È stato importante pensare all’animazione sin dall’inizio dello sviluppo e l’animatrice Inga Sætre è stata con me dall’inizio alla fine del montaggio. Ha lavorato all’animazione accanto a dove lavoravamo io e la montatrice Karen Gravås. Anche se l’animazione richiede molta pianificazione ed è un processo che richiede molto tempo, abbiamo trovato un modo per renderlo fluido usando gli schizzi e per essere sempre aperti a nuove idee. Alcune animazioni sono state inventate durante il processo di editing.

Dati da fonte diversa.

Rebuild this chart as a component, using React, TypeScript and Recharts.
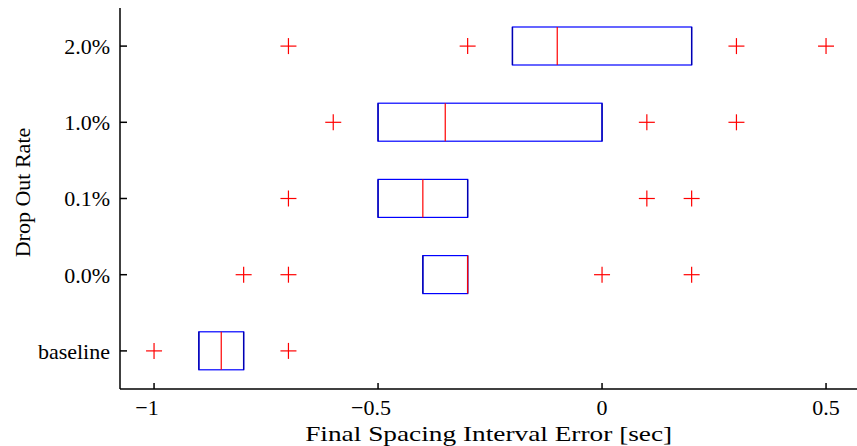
import {
  ComposedChart,
  Bar,
  Scatter,
  XAxis,
  YAxis,
} from "recharts";

// drop out rate groups, top to bottom
const categories = ["2.0%", "1.0%", "0.1%", "0.0%", "baseline"];
const boxLow = [-0.2, -0.5, -0.5, -0.4, -0.9];
const boxMedian = [-0.1, -0.35, -0.4, -0.3, -0.85];
const boxHigh = [0.2, 0, -0.3, -0.3, -0.8];
const outliers2 = [-0.7, -0.3, 0.3, 0.5];
const outliers1 = [-0.6, 0.1, 0.3];
const outliers01 = [-0.7, 0.1, 0.2];
const outliers0 = [-0.8, -0.7, 0, 0.2];
const outliersBase = [-1.0, -0.7];
const xTicks = [-1, -0.5, 0, 0.5];

const FONT = "'Liberation Serif', 'Times New Roman', serif";
const BLUE = "#0000ff";
const RED = "#ff0000";

const boxes = categories.map((name, i) => ({
  name,
  range: [boxLow[i], boxHigh[i]],
  low: boxLow[i],
  median: boxMedian[i],
  high: boxHigh[i],
}));

const outlierLists = [outliers2, outliers1, outliers01, outliers0, outliersBase];
const outlierPoints = outlierLists.flatMap((list, i) =>
  list.map((v) => ({ name: categories[i], v }))
);

function BoxShape(props: any) {
  const { x, y, width, height, payload } = props;
  const span = payload.high - payload.low;
  const mx = x + (width * (payload.median - payload.low)) / span;
  return (
    <g>
      <rect x={x} y={y} width={width} height={height} fill="none" stroke={BLUE} strokeWidth={1.2} />
      {/* whisker caps sit on the box ends */}
      <line x1={x} x2={x} y1={y} y2={y + height} stroke="#0000b0" strokeWidth={1.4} />
      <line x1={x + width} x2={x + width} y1={y} y2={y + height} stroke="#0000b0" strokeWidth={1.4} />
      <line x1={mx} x2={mx} y1={y} y2={y + height} stroke={RED} strokeWidth={1.2} />
    </g>
  );
}

function PlusShape(props: any) {
  const { cx, cy } = props;
  if (cx == null || cy == null) return null;
  return (
    <g>
      <line x1={cx - 8} x2={cx + 8} y1={cy} y2={cy} stroke={RED} strokeWidth={1.2} />
      <line x1={cx} x2={cx} y1={cy - 8} y2={cy + 8} stroke={RED} strokeWidth={1.2} />
    </g>
  );
}

function XTick(props: any) {
  const { x, y, payload } = props;
  const v = payload.value as number;
  const txt = String(v).replace("-", "\u2212");
  return (
    <text x={x + (v < 0 ? -7 : 0)} y={y} textAnchor="middle" fontFamily={FONT} fontSize={22} fill="#000">
      {txt}
    </text>
  );
}

export default function App() {
  return (
    <div style={{ position: "absolute", left: 0, top: 0, background: "#fff" }}>
      <ComposedChart
        width={860}
        height={446}
        data={boxes}
        layout="vertical"
        margin={{ top: 8, right: 2.6, bottom: 0, left: 0 }}
      >
        <XAxis
          type="number"
          domain={[-1.076, 0.57]}
          ticks={xTicks}
          allowDataOverflow
          height={57}
          stroke="#000"
          strokeWidth={1.5}
          tickSize={-6}
          tickMargin={32}
          tick={<XTick />}
          label={{
            content: (p: any) => {
              const vb = p.viewBox || { x: 120, y: 389, width: 737 };
              return (
                <text
                  x={vb.x + vb.width / 2}
                  y={vb.y + 52}
                  textAnchor="middle"
                  fontFamily={FONT}
                  fontSize={22}
                  fill="#000"
                  textLength={367}
                  lengthAdjust="spacingAndGlyphs"
                >
                  Final Spacing Interval Error [sec]
                </text>
              );
            },
          }}
        />
        <XAxis
          xAxisId="top"
          orientation="top"
          type="number"
          domain={[-1.076, 0.57]}
          ticks={xTicks}
          allowDataOverflow
          height={0}
          stroke="#000"
          strokeWidth={1.5}
          tickSize={-6}
          tick={false}
        />
        <YAxis
          type="category"
          dataKey="name"
          width={120}
          allowDuplicatedCategory={false}
          stroke="#000"
          strokeWidth={1.5}
          tickSize={-7}
          tickMargin={17}
          tick={{ fontFamily: FONT, fontSize: 22, fill: "#000" }}
          label={{
            content: (p: any) => {
              const vb = p.viewBox || { y: 8, height: 381 };
              return (
                <text
                  transform={`translate(30, ${vb.y + vb.height / 2 - 6}) rotate(-90)`}
                  textAnchor="middle"
                  fontFamily={FONT}
                  fontSize={22}
                  fill="#000"
                >
                  Drop Out Rate
                </text>
              );
            },
          }}
        />
        <YAxis
          yAxisId="right"
          orientation="right"
          type="category"
          dataKey="name"
          width={0}
          allowDuplicatedCategory={false}
          stroke="#000"
          strokeWidth={1.5}
          tickSize={-6}
          tick={false}
        />
        <Bar dataKey="range" barSize={38} shape={<BoxShape />} isAnimationActive={false} />
        <Scatter data={outlierPoints} dataKey="v" fill={RED} shape={<PlusShape />} isAnimationActive={false} />
      </ComposedChart>
    </div>
  );
}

Progetti in corso d’opera o in gestazione. Racconterà il futuro? Come lo presagisce, come lo stiamo preparando… A questo proposito, quali sono le sue paure ma anche le sue aspettative per il futuro imminente? In che modo lei per prima lavorerà per tenere alta la bandiera del cinema indipendente e della cultura libera?
In questo momento, sto finalizzando i miei episodi di un progetto divertente e diverso. Una sorta di satira politica. Sto ancora lavorando con Johan. Lui è lo sceneggiatore e lo showrunner, io sono la regista che realizza i concetti. Si chiama “Powerplay” e parla dei nostri politici norvegesi più importanti negli anni ’70, seguendo i motivi per cui abbiamo eletto la nostra prima donna primo ministro nel 1981: Gro Harlem Brundtland.
Il mio sogno è realizzare presto un nuovo lungometraggio per il cinema, è lì che sta il mio cuore. La mia paura è (ovviamente) di fallire. Ho molte idee, ma sono tutte sciolte e in sospeso.